Founder, Isherwood Geostructural Engineers

For over 40 years, Brian Isherwood has been making a significant impact on the excavation and underground industry in Ontario, and pioneered the specialty field of geostructural engineering.

Since founding Brian Isherwood and Associates (now called Isherwood Geostructural Engineers) in 1972, Isherwood’s ability to find solutions to shoring support challenges in deep excavations, often in extremely difficult ground conditions, has helped change the construction landscape in the greater Toronto area. His firm has been responsible for the excavation shoring, underpinning and foundations of many prominent structures, including the CN Tower, Rogers Centre (then known as SkyDome) and Pearson International Airport.

Isherwood introduced the use of inclinometer monitoring to support the observational method of designing excavation shoring in 1973, which soon after was adopted as an integral part of his services in minimizing construction risks and saving costs. As a result, his work became renowned for its reliability, quality and dedication to public safety.

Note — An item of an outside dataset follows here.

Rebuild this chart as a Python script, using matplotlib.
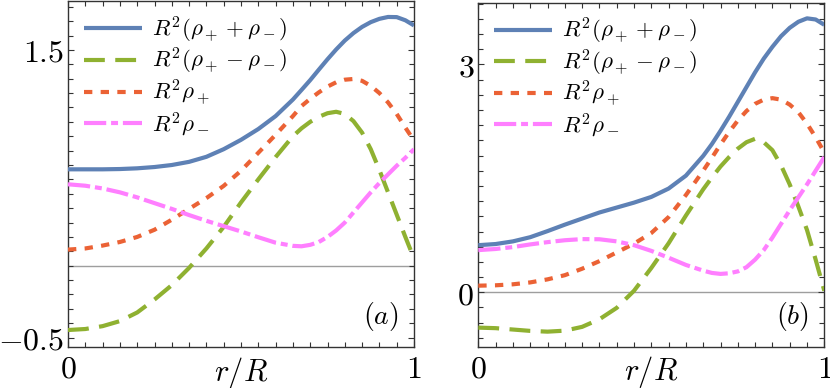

Some of Isherwood’s more recent projects have been both historic and record-breaking in the deep foundations industry. In the 1990s, he was confronted with one of the largest and most challenging projects of his career: the extension of the Toronto Transit Commission’s (TTC) subway system. His firm’s share of the designs included cut-and-cover tunnels for the Sheppard Line, cut-and-cover tail tracks, launch and exit shafts for the Tunnel Boring Machines, as well as most stations on the Sheppard Line. Now, 15 years later, Isherwood is once again working on the newest extensions to the subway system, a testament to the quality of his work.

Isherwood also provided the shoring design for one of the deepest excavations in Toronto history, Living Shangri-La, a hotel and condominium tower 26 metres (or eight underground storeys) deep, as well as shaft designs for the Billy Bishop Pedestrian Tunnel, which, at 30 metres deep, was one of the deepest excavations adjacent to Lake Ontario.

A valued mentor to many young engineers on technical aspects of the profession, Isherwood also instills in them an appreciation that the quality of their work and the experience of working together with clients should be emphasized over profitability and self-promotion.